-- Begin DATA EXTRACT --

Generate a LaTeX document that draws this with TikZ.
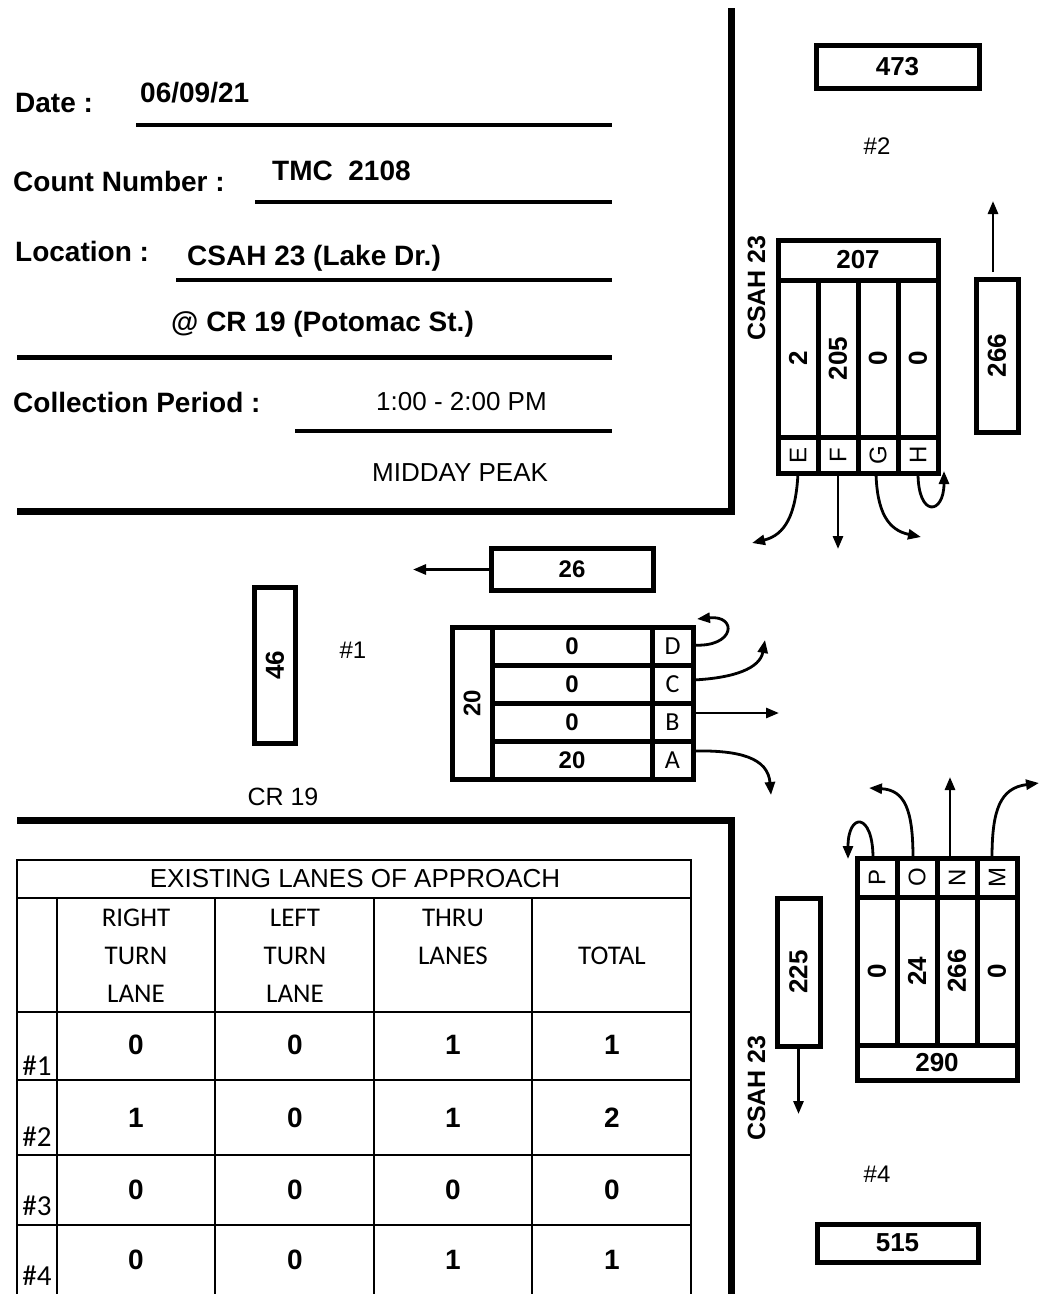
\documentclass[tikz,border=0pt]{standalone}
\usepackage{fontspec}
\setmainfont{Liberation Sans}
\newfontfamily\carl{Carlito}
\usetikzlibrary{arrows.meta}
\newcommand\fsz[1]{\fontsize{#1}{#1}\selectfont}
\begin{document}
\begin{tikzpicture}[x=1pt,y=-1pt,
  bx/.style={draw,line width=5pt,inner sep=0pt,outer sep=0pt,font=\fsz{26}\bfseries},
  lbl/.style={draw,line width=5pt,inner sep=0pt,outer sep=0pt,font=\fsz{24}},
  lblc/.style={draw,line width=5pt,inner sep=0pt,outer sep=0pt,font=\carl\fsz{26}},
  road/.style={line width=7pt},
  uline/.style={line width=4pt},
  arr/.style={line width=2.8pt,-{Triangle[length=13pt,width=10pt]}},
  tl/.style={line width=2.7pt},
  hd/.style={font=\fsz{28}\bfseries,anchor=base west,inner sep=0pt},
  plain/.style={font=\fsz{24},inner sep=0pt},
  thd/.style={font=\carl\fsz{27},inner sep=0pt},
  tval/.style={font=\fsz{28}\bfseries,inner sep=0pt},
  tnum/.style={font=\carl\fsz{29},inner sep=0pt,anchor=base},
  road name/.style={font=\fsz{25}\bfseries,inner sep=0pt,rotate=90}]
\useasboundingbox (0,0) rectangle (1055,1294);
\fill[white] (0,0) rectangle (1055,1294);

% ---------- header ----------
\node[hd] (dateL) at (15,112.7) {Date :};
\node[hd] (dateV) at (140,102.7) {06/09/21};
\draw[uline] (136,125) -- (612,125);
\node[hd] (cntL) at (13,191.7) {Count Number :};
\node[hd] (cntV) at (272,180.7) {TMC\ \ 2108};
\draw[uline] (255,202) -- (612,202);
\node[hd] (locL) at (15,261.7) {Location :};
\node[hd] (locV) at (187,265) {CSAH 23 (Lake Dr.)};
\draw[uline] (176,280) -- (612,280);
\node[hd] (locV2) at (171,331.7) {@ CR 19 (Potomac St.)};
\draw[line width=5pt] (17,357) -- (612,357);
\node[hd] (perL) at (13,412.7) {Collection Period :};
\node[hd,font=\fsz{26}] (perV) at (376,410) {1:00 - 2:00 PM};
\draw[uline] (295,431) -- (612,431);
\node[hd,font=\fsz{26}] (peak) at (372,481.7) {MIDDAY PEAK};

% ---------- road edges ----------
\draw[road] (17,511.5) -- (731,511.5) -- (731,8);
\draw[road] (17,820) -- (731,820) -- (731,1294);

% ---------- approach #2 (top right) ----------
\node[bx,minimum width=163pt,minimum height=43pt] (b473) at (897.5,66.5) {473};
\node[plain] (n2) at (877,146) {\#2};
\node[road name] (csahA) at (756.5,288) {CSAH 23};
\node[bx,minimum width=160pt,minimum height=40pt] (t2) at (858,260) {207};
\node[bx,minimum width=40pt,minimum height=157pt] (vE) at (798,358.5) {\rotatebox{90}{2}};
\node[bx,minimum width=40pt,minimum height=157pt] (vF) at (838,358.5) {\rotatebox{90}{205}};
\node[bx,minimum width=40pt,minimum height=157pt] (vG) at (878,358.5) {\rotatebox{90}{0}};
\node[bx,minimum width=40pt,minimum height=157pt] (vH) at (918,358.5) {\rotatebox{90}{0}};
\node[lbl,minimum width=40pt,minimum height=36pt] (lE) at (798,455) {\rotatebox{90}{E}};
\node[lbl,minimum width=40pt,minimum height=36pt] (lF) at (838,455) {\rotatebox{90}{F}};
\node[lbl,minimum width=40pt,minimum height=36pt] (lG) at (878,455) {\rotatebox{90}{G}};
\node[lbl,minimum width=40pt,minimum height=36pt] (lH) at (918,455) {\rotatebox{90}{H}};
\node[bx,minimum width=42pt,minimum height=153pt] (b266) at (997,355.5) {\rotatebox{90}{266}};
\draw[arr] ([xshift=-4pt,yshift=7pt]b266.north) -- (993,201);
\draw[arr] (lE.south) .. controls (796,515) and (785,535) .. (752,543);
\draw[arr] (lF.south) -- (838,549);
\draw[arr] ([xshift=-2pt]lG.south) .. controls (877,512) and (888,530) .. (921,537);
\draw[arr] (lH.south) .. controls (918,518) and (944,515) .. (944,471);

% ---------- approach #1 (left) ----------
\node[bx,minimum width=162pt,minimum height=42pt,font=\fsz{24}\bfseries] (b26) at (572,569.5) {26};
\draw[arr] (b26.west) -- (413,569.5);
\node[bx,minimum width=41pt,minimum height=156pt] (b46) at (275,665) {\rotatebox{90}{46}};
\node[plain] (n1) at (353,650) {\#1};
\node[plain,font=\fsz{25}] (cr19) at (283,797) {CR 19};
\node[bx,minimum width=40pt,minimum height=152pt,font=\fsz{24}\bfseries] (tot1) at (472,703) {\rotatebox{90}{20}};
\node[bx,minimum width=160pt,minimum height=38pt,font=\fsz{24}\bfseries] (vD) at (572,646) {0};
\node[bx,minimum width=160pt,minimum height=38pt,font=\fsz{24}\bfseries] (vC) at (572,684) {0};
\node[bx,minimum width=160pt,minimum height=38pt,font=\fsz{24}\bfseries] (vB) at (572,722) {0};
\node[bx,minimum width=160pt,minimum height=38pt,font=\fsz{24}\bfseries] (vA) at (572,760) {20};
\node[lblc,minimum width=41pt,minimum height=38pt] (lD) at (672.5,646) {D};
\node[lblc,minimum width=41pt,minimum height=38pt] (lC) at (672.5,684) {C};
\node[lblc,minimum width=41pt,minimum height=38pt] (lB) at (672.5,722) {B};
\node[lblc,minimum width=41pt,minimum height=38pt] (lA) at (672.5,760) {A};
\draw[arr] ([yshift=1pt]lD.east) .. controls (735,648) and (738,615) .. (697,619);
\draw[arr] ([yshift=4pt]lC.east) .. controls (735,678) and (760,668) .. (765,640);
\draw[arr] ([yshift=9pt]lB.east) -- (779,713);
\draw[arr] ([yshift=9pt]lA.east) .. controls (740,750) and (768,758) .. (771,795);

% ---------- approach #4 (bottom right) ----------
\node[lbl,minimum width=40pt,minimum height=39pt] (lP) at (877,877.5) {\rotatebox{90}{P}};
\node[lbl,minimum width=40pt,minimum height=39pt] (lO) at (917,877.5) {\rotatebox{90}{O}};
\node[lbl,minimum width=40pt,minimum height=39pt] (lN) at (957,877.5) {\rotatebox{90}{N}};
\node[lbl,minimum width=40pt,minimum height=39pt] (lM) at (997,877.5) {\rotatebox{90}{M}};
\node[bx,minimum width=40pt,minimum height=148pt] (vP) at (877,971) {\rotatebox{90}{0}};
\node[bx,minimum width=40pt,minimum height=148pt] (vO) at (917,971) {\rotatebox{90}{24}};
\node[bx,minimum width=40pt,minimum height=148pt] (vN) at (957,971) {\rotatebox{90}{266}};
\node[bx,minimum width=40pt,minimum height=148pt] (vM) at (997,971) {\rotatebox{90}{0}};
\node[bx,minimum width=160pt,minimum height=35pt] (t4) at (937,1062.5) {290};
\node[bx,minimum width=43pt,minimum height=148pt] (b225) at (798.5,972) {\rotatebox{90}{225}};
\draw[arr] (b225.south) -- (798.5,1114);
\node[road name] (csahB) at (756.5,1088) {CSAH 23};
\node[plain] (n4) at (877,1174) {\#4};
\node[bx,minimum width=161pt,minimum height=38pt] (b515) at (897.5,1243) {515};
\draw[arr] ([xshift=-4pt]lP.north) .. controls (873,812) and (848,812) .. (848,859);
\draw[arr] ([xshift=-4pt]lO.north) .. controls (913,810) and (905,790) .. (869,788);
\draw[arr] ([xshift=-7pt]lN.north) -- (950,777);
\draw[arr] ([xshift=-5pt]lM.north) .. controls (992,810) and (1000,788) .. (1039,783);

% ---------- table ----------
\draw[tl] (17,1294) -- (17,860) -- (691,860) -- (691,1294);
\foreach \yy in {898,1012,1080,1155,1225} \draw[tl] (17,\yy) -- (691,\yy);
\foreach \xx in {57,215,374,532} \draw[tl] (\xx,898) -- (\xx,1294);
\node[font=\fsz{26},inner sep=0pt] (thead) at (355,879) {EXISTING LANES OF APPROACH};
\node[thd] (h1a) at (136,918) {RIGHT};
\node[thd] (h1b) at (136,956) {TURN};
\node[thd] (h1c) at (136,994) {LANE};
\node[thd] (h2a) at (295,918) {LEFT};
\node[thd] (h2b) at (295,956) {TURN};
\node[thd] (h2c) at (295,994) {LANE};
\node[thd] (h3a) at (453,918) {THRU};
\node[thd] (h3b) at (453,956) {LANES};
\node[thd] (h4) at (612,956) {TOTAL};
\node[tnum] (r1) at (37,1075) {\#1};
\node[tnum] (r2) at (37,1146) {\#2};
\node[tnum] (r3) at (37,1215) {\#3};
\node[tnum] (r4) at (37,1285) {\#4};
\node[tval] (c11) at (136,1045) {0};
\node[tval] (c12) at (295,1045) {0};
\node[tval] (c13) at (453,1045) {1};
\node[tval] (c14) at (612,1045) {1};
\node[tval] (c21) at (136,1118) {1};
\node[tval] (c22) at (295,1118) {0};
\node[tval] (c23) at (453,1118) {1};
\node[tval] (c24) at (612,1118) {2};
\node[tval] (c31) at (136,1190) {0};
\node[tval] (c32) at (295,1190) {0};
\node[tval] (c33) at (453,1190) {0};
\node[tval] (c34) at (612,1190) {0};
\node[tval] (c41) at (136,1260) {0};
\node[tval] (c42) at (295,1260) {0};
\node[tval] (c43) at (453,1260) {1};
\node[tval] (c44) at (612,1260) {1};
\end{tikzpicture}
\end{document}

-- End DATA EXTRACT --

• _EXERCISE OBJECTIVE_:
From the top of the listing above, repeat each line exactly until you reach the line containing "(731,820) -- (731,1294);", and repeat that one too. Leave the pictures out.

• _FINAL RESULT_:
Generate a LaTeX document that draws this with TikZ.
\documentclass[tikz,border=0pt]{standalone}
\usepackage{fontspec}
\setmainfont{Liberation Sans}
\newfontfamily\carl{Carlito}
\usetikzlibrary{arrows.meta}
\newcommand\fsz[1]{\fontsize{#1}{#1}\selectfont}
\begin{document}
\begin{tikzpicture}[x=1pt,y=-1pt,
  bx/.style={draw,line width=5pt,inner sep=0pt,outer sep=0pt,font=\fsz{26}\bfseries},
  lbl/.style={draw,line width=5pt,inner sep=0pt,outer sep=0pt,font=\fsz{24}},
  lblc/.style={draw,line width=5pt,inner sep=0pt,outer sep=0pt,font=\carl\fsz{26}},
  road/.style={line width=7pt},
  uline/.style={line width=4pt},
  arr/.style={line width=2.8pt,-{Triangle[length=13pt,width=10pt]}},
  tl/.style={line width=2.7pt},
  hd/.style={font=\fsz{28}\bfseries,anchor=base west,inner sep=0pt},
  plain/.style={font=\fsz{24},inner sep=0pt},
  thd/.style={font=\carl\fsz{27},inner sep=0pt},
  tval/.style={font=\fsz{28}\bfseries,inner sep=0pt},
  tnum/.style={font=\carl\fsz{29},inner sep=0pt,anchor=base},
  road name/.style={font=\fsz{25}\bfseries,inner sep=0pt,rotate=90}]
\useasboundingbox (0,0) rectangle (1055,1294);
\fill[white] (0,0) rectangle (1055,1294);

% ---------- header ----------
\node[hd] (dateL) at (15,112.7) {Date :};
\node[hd] (dateV) at (140,102.7) {06/09/21};
\draw[uline] (136,125) -- (612,125);
\node[hd] (cntL) at (13,191.7) {Count Number :};
\node[hd] (cntV) at (272,180.7) {TMC\ \ 2108};
\draw[uline] (255,202) -- (612,202);
\node[hd] (locL) at (15,261.7) {Location :};
\node[hd] (locV) at (187,265) {CSAH 23 (Lake Dr.)};
\draw[uline] (176,280) -- (612,280);
\node[hd] (locV2) at (171,331.7) {@ CR 19 (Potomac St.)};
\draw[line width=5pt] (17,357) -- (612,357);
\node[hd] (perL) at (13,412.7) {Collection Period :};
\node[hd,font=\fsz{26}] (perV) at (376,410) {1:00 - 2:00 PM};
\draw[uline] (295,431) -- (612,431);
\node[hd,font=\fsz{26}] (peak) at (372,481.7) {MIDDAY PEAK};

% ---------- road edges ----------
\draw[road] (17,511.5) -- (731,511.5) -- (731,8);
\draw[road] (17,820) -- (731,820) -- (731,1294);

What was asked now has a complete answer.